- **What you have to do**
Retype the material below. Keep every word exactly as it is.

- **Dataset content**
==============================

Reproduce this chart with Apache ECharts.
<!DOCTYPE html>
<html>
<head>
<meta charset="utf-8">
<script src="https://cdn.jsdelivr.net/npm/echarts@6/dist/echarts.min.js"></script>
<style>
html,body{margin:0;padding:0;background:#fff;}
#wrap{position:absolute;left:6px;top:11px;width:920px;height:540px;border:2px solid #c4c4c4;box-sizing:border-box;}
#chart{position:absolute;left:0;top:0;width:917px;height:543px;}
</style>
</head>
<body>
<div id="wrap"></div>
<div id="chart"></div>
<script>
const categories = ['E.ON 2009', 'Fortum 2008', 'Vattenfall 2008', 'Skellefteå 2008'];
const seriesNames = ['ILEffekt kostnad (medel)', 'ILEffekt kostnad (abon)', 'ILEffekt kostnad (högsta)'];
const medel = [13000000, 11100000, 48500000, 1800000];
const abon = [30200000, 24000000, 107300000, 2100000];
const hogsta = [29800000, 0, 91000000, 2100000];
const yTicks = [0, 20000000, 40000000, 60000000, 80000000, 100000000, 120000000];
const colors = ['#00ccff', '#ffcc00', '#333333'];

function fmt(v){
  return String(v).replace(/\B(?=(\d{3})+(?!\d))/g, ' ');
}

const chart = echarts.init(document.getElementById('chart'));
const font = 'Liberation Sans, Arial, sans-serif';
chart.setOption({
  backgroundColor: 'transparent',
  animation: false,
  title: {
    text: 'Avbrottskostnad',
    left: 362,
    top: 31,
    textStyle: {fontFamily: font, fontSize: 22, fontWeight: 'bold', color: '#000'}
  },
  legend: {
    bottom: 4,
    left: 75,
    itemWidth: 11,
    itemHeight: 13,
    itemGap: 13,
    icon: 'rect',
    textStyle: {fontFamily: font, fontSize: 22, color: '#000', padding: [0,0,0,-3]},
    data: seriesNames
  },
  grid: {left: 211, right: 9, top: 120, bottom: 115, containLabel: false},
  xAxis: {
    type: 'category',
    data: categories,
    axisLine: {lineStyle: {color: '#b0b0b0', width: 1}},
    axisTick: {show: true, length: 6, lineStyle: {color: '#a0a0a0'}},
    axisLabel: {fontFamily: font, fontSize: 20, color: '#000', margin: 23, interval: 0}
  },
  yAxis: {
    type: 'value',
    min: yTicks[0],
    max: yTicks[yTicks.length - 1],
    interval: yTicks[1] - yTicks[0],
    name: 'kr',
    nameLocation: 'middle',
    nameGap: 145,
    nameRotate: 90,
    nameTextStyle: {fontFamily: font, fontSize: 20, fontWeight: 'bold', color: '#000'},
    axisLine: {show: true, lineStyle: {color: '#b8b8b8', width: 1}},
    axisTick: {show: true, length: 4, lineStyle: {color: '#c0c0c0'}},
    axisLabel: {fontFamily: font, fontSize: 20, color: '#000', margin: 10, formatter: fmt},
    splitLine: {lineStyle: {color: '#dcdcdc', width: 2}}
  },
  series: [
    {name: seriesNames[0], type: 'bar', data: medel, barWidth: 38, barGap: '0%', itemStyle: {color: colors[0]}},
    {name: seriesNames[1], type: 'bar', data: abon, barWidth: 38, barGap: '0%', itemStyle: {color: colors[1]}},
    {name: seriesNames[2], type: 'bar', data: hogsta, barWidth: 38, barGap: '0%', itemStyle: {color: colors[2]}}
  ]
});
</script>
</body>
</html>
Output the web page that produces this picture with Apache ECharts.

==============================

- **Written answer**
Reproduce this chart with Apache ECharts.
<!DOCTYPE html>
<html>
<head>
<meta charset="utf-8">
<script src="https://cdn.jsdelivr.net/npm/echarts@6/dist/echarts.min.js"></script>
<style>
html,body{margin:0;padding:0;background:#fff;}
#wrap{position:absolute;left:6px;top:11px;width:920px;height:540px;border:2px solid #c4c4c4;box-sizing:border-box;}
#chart{position:absolute;left:0;top:0;width:917px;height:543px;}
</style>
</head>
<body>
<div id="wrap"></div>
<div id="chart"></div>
<script>
const categories = ['E.ON 2009', 'Fortum 2008', 'Vattenfall 2008', 'Skellefteå 2008'];
const seriesNames = ['ILEffekt kostnad (medel)', 'ILEffekt kostnad (abon)', 'ILEffekt kostnad (högsta)'];
const medel = [13000000, 11100000, 48500000, 1800000];
const abon = [30200000, 24000000, 107300000, 2100000];
const hogsta = [29800000, 0, 91000000, 2100000];
const yTicks = [0, 20000000, 40000000, 60000000, 80000000, 100000000, 120000000];
const colors = ['#00ccff', '#ffcc00', '#333333'];

function fmt(v){
  return String(v).replace(/\B(?=(\d{3})+(?!\d))/g, ' ');
}

const chart = echarts.init(document.getElementById('chart'));
const font = 'Liberation Sans, Arial, sans-serif';
chart.setOption({
  backgroundColor: 'transparent',
  animation: false,
  title: {
    text: 'Avbrottskostnad',
    left: 362,
    top: 31,
    textStyle: {fontFamily: font, fontSize: 22, fontWeight: 'bold', color: '#000'}
  },
  legend: {
    bottom: 4,
    left: 75,
    itemWidth: 11,
    itemHeight: 13,
    itemGap: 13,
    icon: 'rect',
    textStyle: {fontFamily: font, fontSize: 22, color: '#000', padding: [0,0,0,-3]},
    data: seriesNames
  },
  grid: {left: 211, right: 9, top: 120, bottom: 115, containLabel: false},
  xAxis: {
    type: 'category',
    data: categories,
    axisLine: {lineStyle: {color: '#b0b0b0', width: 1}},
    axisTick: {show: true, length: 6, lineStyle: {color: '#a0a0a0'}},
    axisLabel: {fontFamily: font, fontSize: 20, color: '#000', margin: 23, interval: 0}
  },
  yAxis: {
    type: 'value',
    min: yTicks[0],
    max: yTicks[yTicks.length - 1],
    interval: yTicks[1] - yTicks[0],
    name: 'kr',
    nameLocation: 'middle',
    nameGap: 145,
    nameRotate: 90,
    nameTextStyle: {fontFamily: font, fontSize: 20, fontWeight: 'bold', color: '#000'},
    axisLine: {show: true, lineStyle: {color: '#b8b8b8', width: 1}},
    axisTick: {show: true, length: 4, lineStyle: {color: '#c0c0c0'}},
    axisLabel: {fontFamily: font, fontSize: 20, color: '#000', margin: 10, formatter: fmt},
    splitLine: {lineStyle: {color: '#dcdcdc', width: 2}}
  },
  series: [
    {name: seriesNames[0], type: 'bar', data: medel, barWidth: 38, barGap: '0%', itemStyle: {color: colors[0]}},
    {name: seriesNames[1], type: 'bar', data: abon, barWidth: 38, barGap: '0%', itemStyle: {color: colors[1]}},
    {name: seriesNames[2], type: 'bar', data: hogsta, barWidth: 38, barGap: '0%', itemStyle: {color: colors[2]}}
  ]
});
</script>
</body>
</html>
Output the web page that produces this picture with Apache ECharts.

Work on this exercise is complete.